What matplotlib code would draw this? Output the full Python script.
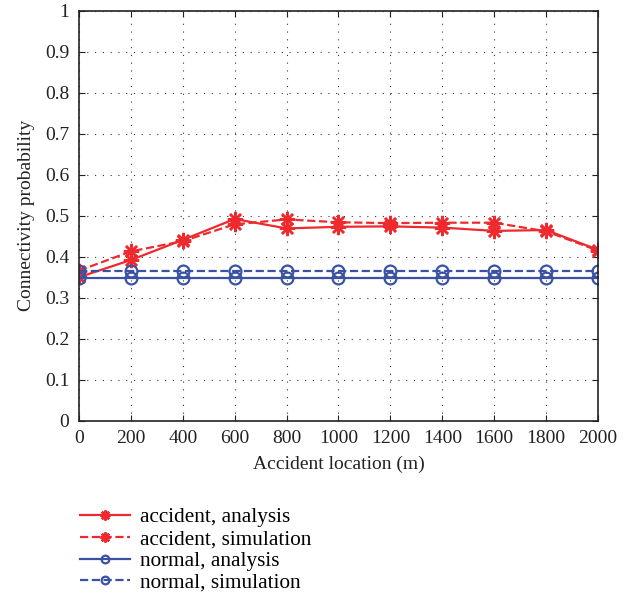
import matplotlib
matplotlib.use("Agg")
import matplotlib.pyplot as plt
from matplotlib.ticker import MultipleLocator

plt.rcParams['font.family'] = ['Liberation Serif', 'DejaVu Serif']

location = [0, 200, 400, 600, 800, 1000, 1200, 1400, 1600, 1800, 2000]
accident_analysis = [0.350, 0.392, 0.441, 0.492, 0.469, 0.473, 0.474, 0.471, 0.463, 0.465, 0.417]
accident_simulation = [0.366, 0.413, 0.438, 0.479, 0.491, 0.484, 0.482, 0.483, 0.483, 0.462, 0.415]
normal_analysis = [0.349] * 11
normal_simulation = [0.364] * 11
y_ticklabels = ['0', '0.1', '0.2', '0.3', '0.4', '0.5', '0.6', '0.7', '0.8', '0.9', '1']

red = '#ee2a2e'
blue = '#3b52a4'
star = (8, 2, 0)

fig = plt.figure(figsize=(6.35, 5.97), dpi=100)
ax = fig.add_axes([0.1244, 0.2953, 0.8173, 0.6867])

ax.plot(location, accident_analysis, '-', color=red, marker=star, ms=11, mew=1.8,
        lw=1.6, label='accident, analysis')
ax.plot(location, accident_simulation, '--', color=red, marker=star, ms=11, mew=1.8,
        lw=1.6, label='accident, simulation')
ax.plot(location, normal_analysis, '-', color=blue, marker='o', ms=8.5, mfc='none',
        mew=1.6, lw=1.6, label='normal, analysis')
ax.plot(location, normal_simulation, '--', color=blue, marker='o', ms=8.5, mfc='none',
        mew=1.6, lw=1.6, label='normal, simulation')

ax.set_xlim(0, 2000)
ax.set_ylim(0, 1)
ax.xaxis.set_major_locator(MultipleLocator(200))
ax.set_yticks([i / 10 for i in range(11)])
ax.set_yticklabels(y_ticklabels)
ax.grid(True, linestyle=(0, (1, 6)), color='#333333', lw=0.8)
ax.tick_params(direction='in', top=True, right=True, length=4, width=0.8,
               labelsize=14, colors='#222222', pad=7)
for s in ax.spines.values():
    s.set_linewidth(1.2)
    s.set_color('#222222')

ax.set_xlabel('Accident location (m)', fontsize=14, color='#222222', labelpad=6)
ax.set_ylabel('Connectivity probability', fontsize=14, color='#222222', labelpad=7)

fig.legend(loc='upper left', bbox_to_anchor=(0.112, 0.164), frameon=False,
           fontsize=15.3, handlelength=2.35, labelspacing=0.09, handletextpad=0.5,
           borderaxespad=0, markerscale=0.65)

fig.savefig('out.png', dpi=100)
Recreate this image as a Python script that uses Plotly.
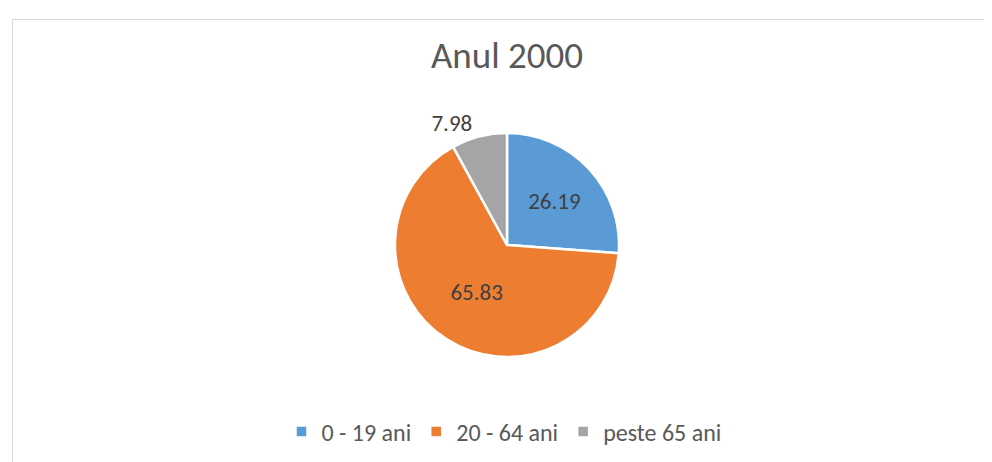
=======
WRITTEN REQUEST:
Reproduce exactly the run of lines that opens the listing and closes with the line holding "ax = fig.add_axes([0.1244, 0.2953, 0.8173, 0.6867])". Pictures are excluded.

EXERCISE RESPONSE:
What matplotlib code would draw this? Output the full Python script.
import matplotlib
matplotlib.use("Agg")
import matplotlib.pyplot as plt
from matplotlib.ticker import MultipleLocator

plt.rcParams['font.family'] = ['Liberation Serif', 'DejaVu Serif']

location = [0, 200, 400, 600, 800, 1000, 1200, 1400, 1600, 1800, 2000]
accident_analysis = [0.350, 0.392, 0.441, 0.492, 0.469, 0.473, 0.474, 0.471, 0.463, 0.465, 0.417]
accident_simulation = [0.366, 0.413, 0.438, 0.479, 0.491, 0.484, 0.482, 0.483, 0.483, 0.462, 0.415]
normal_analysis = [0.349] * 11
normal_simulation = [0.364] * 11
y_ticklabels = ['0', '0.1', '0.2', '0.3', '0.4', '0.5', '0.6', '0.7', '0.8', '0.9', '1']

red = '#ee2a2e'
blue = '#3b52a4'
star = (8, 2, 0)

fig = plt.figure(figsize=(6.35, 5.97), dpi=100)
ax = fig.add_axes([0.1244, 0.2953, 0.8173, 0.6867])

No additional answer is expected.